With the military junta providing little assistance to victims and initially blocking international relief efforts, civil society groups and private donors sprang into action to distribute aid supplies to survivors.
“We had no fresh water and had to rely on coconut juice for three days and on the fourth day, independent donors arrived,” Khin Hla said.
Not enough shelters
When Nargis slammed into the delta 10 years ago on May 2, it created the worst known natural disaster in Myanmar’s history. The awesome power of the cyclone pushed the tidal surge about 40 kilometres inland, smashing everything in its path. It left more than 138,000 people dead or missing and affected nearly 2.4 million residents of 37 townships in Ayeyarwady and Yangon regions, according to United Nations estimates.
Labutta Township was the most affected and during a recent visit to the area, Frontier travelled to what remains of Thingan Gyi village. Formerly a riverbank settlement of about 600 houses, the village has been abandoned, save for a few dozen fishermen and their families.
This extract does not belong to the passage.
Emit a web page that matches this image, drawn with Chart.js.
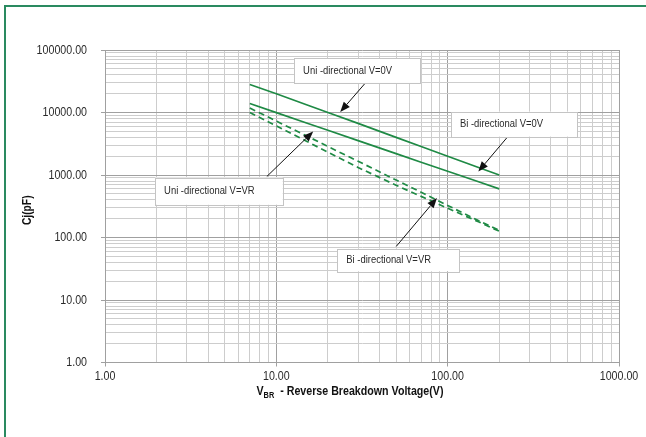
<!DOCTYPE html>
<html>
<head>
<meta charset="utf-8">
<title>Cj vs VBR</title>
<script src="https://cdn.jsdelivr.net/npm/chart.js@4"></script>
<style>
  html, body { margin: 0; padding: 0; background: #fff; overflow: hidden; }
  #wrap { position: relative; width: 646px; height: 437px; }
  #frame {
    position: absolute; left: 4px; top: 5px; width: 900px; height: 700px;
    border: 2px solid #2a8a60;
  }
  #chart { position: absolute; left: 0; top: 0; }
</style>
</head>
<body>
<div id="wrap">
  <div id="frame"></div>
  <canvas id="chart" width="646" height="437"></canvas>
</div>
<script>
// 데이터: 역항복전압(V) 별 접합 용량(pF)
const vbr = [7, 10, 15, 20, 30, 50, 70, 100, 150, 200];
const uniV0 = [28000, 20000, 13300, 10000, 6700, 4000, 2860, 2000, 1330, 1000];
const biV0 = [13900, 9950, 6800, 5190, 3550, 2200, 1600, 1150, 785, 600];
const uniVR = [11800, 7290, 4230, 2860, 1660, 830, 530, 326, 188, 130];
const biVR = [10000, 6100, 3470, 2320, 1320, 685, 455, 294, 180, 126];

// 축 눈금 (10의 거듭제곱)
const xDecades = [1, 10, 100, 1000];
const yDecades = [1, 10, 100, 1000, 10000, 100000];

// Arial Narrow 대용: Liberation Sans 를 가로로 82% 축소해서 그림
const FONT = '"Liberation Sans", Arial, sans-serif';
const NARROW = 0.82;
const LINE_GREEN = '#1f8a45';

// 주 눈금 + 보조 눈금(2..9)
function logTicks(decades) {
    const out = [];
    decades.forEach((d, i) => {
        out.push(d);
        if (i < decades.length - 1) {
            for (let k = 2; k <= 9; k++) out.push(d * k);
        }
    });
    return out;
}

function isDecade(v) {
    const l = Math.log10(v);
    return Math.abs(l - Math.round(l)) < 1e-9;
}

function toPoints(ys) {
    return vbr.map((v, i) => ({ x: v, y: ys[i] }));
}

function narrowText(ctx, text, x, y, align) {
    ctx.save();
    ctx.translate(x, y);
    ctx.scale(NARROW, 1);
    ctx.textAlign = align || 'left';
    ctx.fillText(text, 0, 0);
    ctx.restore();
}

function narrowWidth(ctx, text) {
    return ctx.measureText(text).width * NARROW;
}

// 주석 상자 / 화살표 (데이터 좌표)
const notes = [
    { text: 'Uni -directional V=0V', box: [12.7, 74500, 69.2, 29700], tail: [33.0, 29400], tip: [23.6, 10200] },
    { text: 'Bi -directional V=0V', box: [104.5, 10330, 569, 4120], tail: [222, 3970], tip: [151, 1137] },
    { text: 'Uni -directional V=VR', box: [1.96, 912, 10.9, 334], tail: [8.8, 946], tip: [16.4, 4950] },
    { text: 'Bi -directional V=VR', box: [22.7, 66.2, 117.4, 28.8], tail: [50.1, 72.1], tip: [86.6, 428] }
];

const notesPlugin = {
    id: 'notes',
    afterDatasetsDraw(chart) {
        const { ctx, scales: { x, y } } = chart;
        ctx.save();
        notes.forEach(n => {
            const x1 = x.getPixelForValue(n.box[0]);
            const y1 = y.getPixelForValue(n.box[1]);
            const x2 = x.getPixelForValue(n.box[2]);
            const y2 = y.getPixelForValue(n.box[3]);

            // 화살표
            const tx = x.getPixelForValue(n.tail[0]);
            const ty = y.getPixelForValue(n.tail[1]);
            const hx = x.getPixelForValue(n.tip[0]);
            const hy = y.getPixelForValue(n.tip[1]);
            const ang = Math.atan2(hy - ty, hx - tx);
            const len = 10, wid = 4;
            const bx = hx - len * Math.cos(ang);
            const by = hy - len * Math.sin(ang);
            ctx.strokeStyle = '#111';
            ctx.lineWidth = 1;
            ctx.beginPath();
            ctx.moveTo(tx, ty);
            ctx.lineTo(bx, by);
            ctx.stroke();
            ctx.fillStyle = '#111';
            ctx.beginPath();
            ctx.moveTo(hx, hy);
            ctx.lineTo(bx + wid * Math.sin(ang), by - wid * Math.cos(ang));
            ctx.lineTo(bx - wid * Math.sin(ang), by + wid * Math.cos(ang));
            ctx.closePath();
            ctx.fill();

            // 상자
            ctx.fillStyle = '#fff';
            ctx.fillRect(x1, y1, x2 - x1, y2 - y1);
            ctx.strokeStyle = '#c4c4c4';
            ctx.strokeRect(Math.round(x1) + 0.5, Math.round(y1) + 0.5, Math.round(x2 - x1), Math.round(y2 - y1));
            ctx.fillStyle = '#2a2a2a';
            ctx.font = '11.5px ' + FONT;
            ctx.textBaseline = 'middle';
            narrowText(ctx, n.text, x1 + 9, (y1 + y2) / 2, 'left');
        });
        ctx.restore();
    }
};

// 눈금 라벨 + 축 제목 (아래첨자 포함)
const labelsPlugin = {
    id: 'labels',
    afterDraw(chart) {
        const { ctx, chartArea, scales: { x, y } } = chart;
        ctx.save();

        ctx.fillStyle = '#2a2a2a';
        ctx.font = '13px ' + FONT;
        ctx.textBaseline = 'middle';
        yDecades.forEach(v => {
            narrowText(ctx, v.toFixed(2), chartArea.left - 18, y.getPixelForValue(v), 'right');
        });
        xDecades.forEach(v => {
            narrowText(ctx, v.toFixed(2), x.getPixelForValue(v), chartArea.bottom + 14, 'center');
        });

        ctx.fillStyle = '#111';
        ctx.textBaseline = 'alphabetic';
        const big = 'bold 13px ' + FONT;
        const small = 'bold 9px ' + FONT;
        const rest = '  - Reverse Breakdown Voltage(V)';
        ctx.font = big;
        const wV = narrowWidth(ctx, 'V');
        const wRest = narrowWidth(ctx, rest);
        ctx.font = small;
        const wSub = narrowWidth(ctx, 'BR');
        const total = wV + wSub + wRest;
        let cx = 350 - total / 2;
        const base = 395;
        ctx.font = big;
        narrowText(ctx, 'V', cx, base, 'left');
        cx += wV;
        ctx.font = small;
        narrowText(ctx, 'BR', cx, base + 3, 'left');
        cx += wSub;
        ctx.font = big;
        narrowText(ctx, rest, cx, base, 'left');

        ctx.translate(28, (chartArea.top + chartArea.bottom) / 2 + 4);
        ctx.rotate(-Math.PI / 2);
        ctx.textBaseline = 'middle';
        ctx.font = 'bold 12.5px ' + FONT;
        narrowText(ctx, 'Cj(pF)', 0, 0, 'center');
        ctx.restore();
    }
};

function gridColor(context) {
    return isDecade(context.tick.value) ? '#a0a0a0' : '#cdcdcd';
}
function tickColor(context) {
    return isDecade(context.tick.value) ? '#a0a0a0' : 'rgba(0,0,0,0)';
}

const lineBase = {
    borderColor: LINE_GREEN,
    borderWidth: 1.7,
    pointRadius: 0,
    tension: 0,
    fill: false
};

new Chart(document.getElementById('chart').getContext('2d'), {
    type: 'line',
    data: {
        datasets: [
            Object.assign({ label: 'Uni-directional V=0V', data: toPoints(uniV0) }, lineBase),
            Object.assign({ label: 'Bi-directional V=0V', data: toPoints(biV0) }, lineBase),
            Object.assign({ label: 'Uni-directional V=VR', data: toPoints(uniVR), borderDash: [6, 4] }, lineBase),
            Object.assign({ label: 'Bi-directional V=VR', data: toPoints(biVR), borderDash: [6, 4] }, lineBase)
        ]
    },
    options: {
        responsive: false,
        animation: false,
        layout: {
            padding: { left: 0, top: 50, right: 27, bottom: 0 }
        },
        plugins: {
            legend: { display: false },
            tooltip: { enabled: false }
        },
        scales: {
            x: {
                type: 'logarithmic',
                min: 1,
                max: 1000,
                afterBuildTicks: scale => {
                    scale.ticks = logTicks(xDecades).map(v => ({ value: v }));
                },
                afterFit: scale => { scale.height = 74.5; },
                grid: { color: gridColor, tickColor: tickColor, tickLength: 4, lineWidth: 1 },
                border: { color: '#a0a0a0' },
                ticks: { display: false, autoSkip: false }
            },
            y: {
                type: 'logarithmic',
                min: 1,
                max: 100000,
                afterBuildTicks: scale => {
                    scale.ticks = logTicks(yDecades).map(v => ({ value: v }));
                },
                afterFit: scale => { scale.width = 105; },
                grid: { color: gridColor, tickColor: tickColor, tickLength: 4, lineWidth: 1 },
                border: { color: '#a0a0a0' },
                ticks: { display: false, autoSkip: false }
            }
        }
    },
    plugins: [notesPlugin, labelsPlugin]
});
</script>
</body>
</html>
Some residents have resettled at the new Thingan village, Thingan Athit, about a 10-minute motorbike ride from the old one.
“An NGO provided us with a new house in the new village,” said Ma Kyin Myaing who lives at Thingan Gyi.
“But it is not close to the river, and as we make a living from fishing, it was convenient to move back,” she told Frontier.
A three-storey cyclone shelter funded with support from UN Habitat and the European Union has been built next to the new village and is being used as a school.
Trees were planted around the shelter about five years ago, but they were destroyed in a recent fire. It spread from nearby paddy fields when farmers burned the rice stalks after the harvest.
About 70 big and small cyclone shelters have been built in Ayeyarwady with international financial and technical assistance, and another 57 are planned this year, U Win Myat Aye, Minister for Social Welfare, Relief and Resettlement, said at a memorial service to commemorate those who died during the cyclone, held in the regional capital, Pathein, on May 2.
He added that after Nargis hit, the Natural Disaster Management Law was enacted, and a dozen related committees were established, including the National Natural Disaster Management Committee.
Additionally, Win Myat Aye said, a natural disaster management school was opened at Hinthada, in Ayeyarwady Region, a central emergency response department at Nay Pyi Taw, and a youth-empowered school for children orphaned by Nargis was opened in Labutta.
Frontier saw a three-storey brick shelter being built near Oo Yin Gone village, but did not see any being constructed in many low-lying areas, including the Kanbala village tract where Tin Aung Win lives.
Khin Hla said that she could not rely on the shelter built in her village, Thingan Galay, and if a storm hit she would seek shelter up some large trees in her compound.
“I am not going there [to the shelter], even if a storm comes because it is not big enough to house all the villagers,” she told Frontier, adding that it was also believed that the shelter was built with low-quality raw materials.
“Some parts of the shelter are already damaged,” she said.
Maung Kyin said two big shelters erected in Pyinsalu village were not big enough to hold all the community’s residents and he had built one with his own money on his salt farm.
He said that instead of supporting the move, the forestry department had threatened to take legal action against him for building the shelter on land it claimed to own.
But Maung Kyin is determined, and has refused to demolish the shelter.
“It’s not just for my workers,” he said. “It’s for all the local people.”
U Aung Moe Win, who leads a community group in Labutta, said many shelters were in the wrong locations and had been built with low quality materials.
“The authorities should consult with the local community before deciding where to build more shelters,” he told Frontier in a phone interview on April 28.